* Start Given data *
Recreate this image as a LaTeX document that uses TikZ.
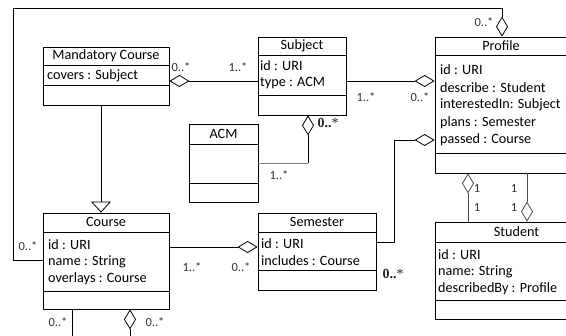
\documentclass[tikz,border=0pt]{standalone}
\usepackage{fontspec}
\setmainfont{Carlito}
\newfontfamily\multserif{Liberation Serif}
\usetikzlibrary{arrows.meta,fit}

\definecolor{linkblue}{RGB}{84,134,184}

\begin{document}
\begin{tikzpicture}[x=1pt,y=-1pt,
  box/.style={draw, line width=0.8pt, inner sep=0pt},
  rule/.style={line width=0.8pt},
  ttl/.style={font=\fontsize{14.2}{16}\selectfont, inner sep=0pt},
  attr/.style={font=\fontsize{14.2}{16}\selectfont, inner sep=0pt, anchor=west},
  mult/.style={font=\fontsize{12.5}{14}\selectfont, inner sep=0pt, text=black!80},
  bmult/.style={font=\multserif\fontsize{14}{16}\selectfont, inner sep=0pt, text=black!85},
  link/.style={line width=0.8pt},
  agg/.style={link, {Diamond[fill=white, length=20pt, width=12pt]}-},
  gen/.style={link, -{Triangle[open, fill=white, length=11pt, width=20pt]}},
]
\useasboundingbox (0,0) rectangle (566,336);
\fill[white] (0,0) rectangle (566,336);

% ---------- classes ----------
% Mandatory Course
\node[box, fit={(43,47) (169,105)}] (mc) {};
\draw[rule] (mc.west |- 0,65) -- (mc.east |- 0,65);
\draw[rule] (mc.west |- 0,85) -- (mc.east |- 0,85);
\node[ttl] (mc-t) at (106,56) {Mandatory Course};
\node[attr] (mc-a1) at (47,76) {covers : Subject};

% Subject
\node[box, fit={(258,37) (346,115)}] (subj) {};
\draw[rule] (subj.west |- 0,55) -- (subj.east |- 0,55);
\draw[rule] (subj.west |- 0,95) -- (subj.east |- 0,95);
\node[ttl] (subj-t) at (302,46) {Subject};
\node[attr] (subj-a1) at (260,66) {id : URI};
\node[attr] (subj-a2) at (260,83) {type : ACM};

% ACM
\node[box, fit={(189,124) (258,202)}] (acm) {};
\draw[rule] (acm.west |- 0,144) -- (acm.east |- 0,144);
\draw[rule] (acm.west |- 0,183) -- (acm.east |- 0,183);
\node[ttl] (acm-t) at (223.5,134) {ACM};

% Profile
\node[box, fit={(435,37) (568,173)}] (prof) {};
\draw[rule] (prof.west |- 0,55) -- (prof.east |- 0,55);
\draw[rule] (prof.west |- 0,153) -- (prof.east |- 0,153);
\node[ttl] (prof-t) at (501,46) {Profile};
\node[attr] (prof-a1) at (440,70) {id : URI};
\node[attr] (prof-a2) at (440,87.5) {describe : Student};
\node[attr] (prof-a3) at (440,105) {interestedIn: Subject};
\node[attr] (prof-a4) at (440,122.5) {plans : Semester};
\node[attr] (prof-a5) at (440,140) {passed : Course};

% Course
\node[box, fit={(43,213) (169,309)}] (course) {};
\draw[rule] (course.west |- 0,232) -- (course.east |- 0,232);
\draw[rule] (course.west |- 0,291) -- (course.east |- 0,291);
\node[ttl] (course-t) at (106,222) {Course};
\node[attr] (course-a1) at (48,245) {id : URI};
\node[attr] (course-a2) at (48,262) {name : String};
\node[attr] (course-a3) at (48,279) {overlays : Course};

% Semester
\node[box, fit={(258,213) (376,290)}] (sem) {};
\draw[rule] (sem.west |- 0,232) -- (sem.east |- 0,232);
\draw[rule] (sem.west |- 0,270) -- (sem.east |- 0,270);
\node[ttl] (sem-t) at (317,222) {Semester};
\node[attr] (sem-a1) at (261,244) {id : URI};
\node[attr] (sem-a2) at (261,261) {includes : Course};

% Student
\node[box, fit={(435,222) (598,319)}] (stud) {};
\draw[rule] (stud.west |- 0,242) -- (stud.east |- 0,242);
\draw[rule] (stud.west |- 0,300) -- (stud.east |- 0,300);
\node[ttl] (stud-t) at (516.5,232) {Student};
\node[attr] (stud-a1) at (438,255) {id : URI};
\node[attr] (stud-a2) at (438,272) {name: String};
\node[attr] (stud-a3) at (438,289) {describedBy : Profile};

% ---------- bend points and free ends ----------
\coordinate (acmbend) at (308,163);
\coordinate (sembend) at (394,242);
\coordinate (loopA) at (502,8);
\coordinate (loopB) at (13,260);
\coordinate (cbotL) at (72,338);
\coordinate (cbotR) at (130,338);

% ---------- connectors ----------
\draw[agg] (mc.east |- 0,81) -- (subj.west |- 0,81);
\draw[agg] (prof.west |- 0,81) -- (subj.east |- 0,81);
\draw[agg] (subj.south -| acmbend) -- (acmbend);
\draw[link, linkblue] (acmbend) -- (acm.east |- acmbend);
\draw[agg] (sem.west |- 0,247) -- (course.east |- 0,247);
\draw[agg] (prof.west |- 0,140) -| (sembend) -- (sem.east |- sembend);
\draw[agg] (prof.north -| loopA) -- (loopA) -| (loopB) -- (course.west |- loopB);
\draw[gen] (mc.south -| 101,0) -- (course.north -| 101,0);
\draw[agg, black!70] (prof.south -| 468,0) -- (stud.north -| 468,0);
\draw[agg, black!70] (stud.north -| 527,0) -- (prof.south -| 527,0);
\draw[link] (course.south -| cbotL) -- (cbotL);
\draw[agg] (course.south -| cbotR) -- (cbotR);

% ---------- multiplicities ----------
\node[mult] (m1) at (181,67) {0..*};
\node[mult] (m2) at (238,67) {1..*};
\node[mult] (m3) at (366,97) {1..*};
\node[mult] (m4) at (420,97) {0..*};
\node[bmult] (m5) at (328,123) {\textbf{0..}*};
\node[mult] (m6) at (279,175) {1..*};
\node[mult] (m7) at (484,22) {0..*};
\node[mult] (m8) at (477,188) {1};
\node[mult] (m9) at (477,207) {1};
\node[mult] (m10) at (514,188) {1};
\node[mult] (m11) at (514,207) {1};
\node[mult] (m12) at (192,267) {1..*};
\node[mult] (m13) at (241,267) {0..*};
\node[bmult] (m14) at (393,274) {\textbf{0..}*};
\node[mult] (m15) at (28,246) {0..*};
\node[mult] (m16) at (58,322) {0..*};
\node[mult] (m17) at (155,322) {0..*};
\end{tikzpicture}
\end{document}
* End Given data *
▶ Written problem
Please write out all the data again word for word, but not the pictures.

▶ Result of the task
Recreate this image as a LaTeX document that uses TikZ.
\documentclass[tikz,border=0pt]{standalone}
\usepackage{fontspec}
\setmainfont{Carlito}
\newfontfamily\multserif{Liberation Serif}
\usetikzlibrary{arrows.meta,fit}

\definecolor{linkblue}{RGB}{84,134,184}

\begin{document}
\begin{tikzpicture}[x=1pt,y=-1pt,
  box/.style={draw, line width=0.8pt, inner sep=0pt},
  rule/.style={line width=0.8pt},
  ttl/.style={font=\fontsize{14.2}{16}\selectfont, inner sep=0pt},
  attr/.style={font=\fontsize{14.2}{16}\selectfont, inner sep=0pt, anchor=west},
  mult/.style={font=\fontsize{12.5}{14}\selectfont, inner sep=0pt, text=black!80},
  bmult/.style={font=\multserif\fontsize{14}{16}\selectfont, inner sep=0pt, text=black!85},
  link/.style={line width=0.8pt},
  agg/.style={link, {Diamond[fill=white, length=20pt, width=12pt]}-},
  gen/.style={link, -{Triangle[open, fill=white, length=11pt, width=20pt]}},
]
\useasboundingbox (0,0) rectangle (566,336);
\fill[white] (0,0) rectangle (566,336);

% ---------- classes ----------
% Mandatory Course
\node[box, fit={(43,47) (169,105)}] (mc) {};
\draw[rule] (mc.west |- 0,65) -- (mc.east |- 0,65);
\draw[rule] (mc.west |- 0,85) -- (mc.east |- 0,85);
\node[ttl] (mc-t) at (106,56) {Mandatory Course};
\node[attr] (mc-a1) at (47,76) {covers : Subject};

% Subject
\node[box, fit={(258,37) (346,115)}] (subj) {};
\draw[rule] (subj.west |- 0,55) -- (subj.east |- 0,55);
\draw[rule] (subj.west |- 0,95) -- (subj.east |- 0,95);
\node[ttl] (subj-t) at (302,46) {Subject};
\node[attr] (subj-a1) at (260,66) {id : URI};
\node[attr] (subj-a2) at (260,83) {type : ACM};

% ACM
\node[box, fit={(189,124) (258,202)}] (acm) {};
\draw[rule] (acm.west |- 0,144) -- (acm.east |- 0,144);
\draw[rule] (acm.west |- 0,183) -- (acm.east |- 0,183);
\node[ttl] (acm-t) at (223.5,134) {ACM};

% Profile
\node[box, fit={(435,37) (568,173)}] (prof) {};
\draw[rule] (prof.west |- 0,55) -- (prof.east |- 0,55);
\draw[rule] (prof.west |- 0,153) -- (prof.east |- 0,153);
\node[ttl] (prof-t) at (501,46) {Profile};
\node[attr] (prof-a1) at (440,70) {id : URI};
\node[attr] (prof-a2) at (440,87.5) {describe : Student};
\node[attr] (prof-a3) at (440,105) {interestedIn: Subject};
\node[attr] (prof-a4) at (440,122.5) {plans : Semester};
\node[attr] (prof-a5) at (440,140) {passed : Course};

% Course
\node[box, fit={(43,213) (169,309)}] (course) {};
\draw[rule] (course.west |- 0,232) -- (course.east |- 0,232);
\draw[rule] (course.west |- 0,291) -- (course.east |- 0,291);
\node[ttl] (course-t) at (106,222) {Course};
\node[attr] (course-a1) at (48,245) {id : URI};
\node[attr] (course-a2) at (48,262) {name : String};
\node[attr] (course-a3) at (48,279) {overlays : Course};

% Semester
\node[box, fit={(258,213) (376,290)}] (sem) {};
\draw[rule] (sem.west |- 0,232) -- (sem.east |- 0,232);
\draw[rule] (sem.west |- 0,270) -- (sem.east |- 0,270);
\node[ttl] (sem-t) at (317,222) {Semester};
\node[attr] (sem-a1) at (261,244) {id : URI};
\node[attr] (sem-a2) at (261,261) {includes : Course};

% Student
\node[box, fit={(435,222) (598,319)}] (stud) {};
\draw[rule] (stud.west |- 0,242) -- (stud.east |- 0,242);
\draw[rule] (stud.west |- 0,300) -- (stud.east |- 0,300);
\node[ttl] (stud-t) at (516.5,232) {Student};
\node[attr] (stud-a1) at (438,255) {id : URI};
\node[attr] (stud-a2) at (438,272) {name: String};
\node[attr] (stud-a3) at (438,289) {describedBy : Profile};

% ---------- bend points and free ends ----------
\coordinate (acmbend) at (308,163);
\coordinate (sembend) at (394,242);
\coordinate (loopA) at (502,8);
\coordinate (loopB) at (13,260);
\coordinate (cbotL) at (72,338);
\coordinate (cbotR) at (130,338);

% ---------- connectors ----------
\draw[agg] (mc.east |- 0,81) -- (subj.west |- 0,81);
\draw[agg] (prof.west |- 0,81) -- (subj.east |- 0,81);
\draw[agg] (subj.south -| acmbend) -- (acmbend);
\draw[link, linkblue] (acmbend) -- (acm.east |- acmbend);
\draw[agg] (sem.west |- 0,247) -- (course.east |- 0,247);
\draw[agg] (prof.west |- 0,140) -| (sembend) -- (sem.east |- sembend);
\draw[agg] (prof.north -| loopA) -- (loopA) -| (loopB) -- (course.west |- loopB);
\draw[gen] (mc.south -| 101,0) -- (course.north -| 101,0);
\draw[agg, black!70] (prof.south -| 468,0) -- (stud.north -| 468,0);
\draw[agg, black!70] (stud.north -| 527,0) -- (prof.south -| 527,0);
\draw[link] (course.south -| cbotL) -- (cbotL);
\draw[agg] (course.south -| cbotR) -- (cbotR);

% ---------- multiplicities ----------
\node[mult] (m1) at (181,67) {0..*};
\node[mult] (m2) at (238,67) {1..*};
\node[mult] (m3) at (366,97) {1..*};
\node[mult] (m4) at (420,97) {0..*};
\node[bmult] (m5) at (328,123) {\textbf{0..}*};
\node[mult] (m6) at (279,175) {1..*};
\node[mult] (m7) at (484,22) {0..*};
\node[mult] (m8) at (477,188) {1};
\node[mult] (m9) at (477,207) {1};
\node[mult] (m10) at (514,188) {1};
\node[mult] (m11) at (514,207) {1};
\node[mult] (m12) at (192,267) {1..*};
\node[mult] (m13) at (241,267) {0..*};
\node[bmult] (m14) at (393,274) {\textbf{0..}*};
\node[mult] (m15) at (28,246) {0..*};
\node[mult] (m16) at (58,322) {0..*};
\node[mult] (m17) at (155,322) {0..*};
\end{tikzpicture}
\end{document}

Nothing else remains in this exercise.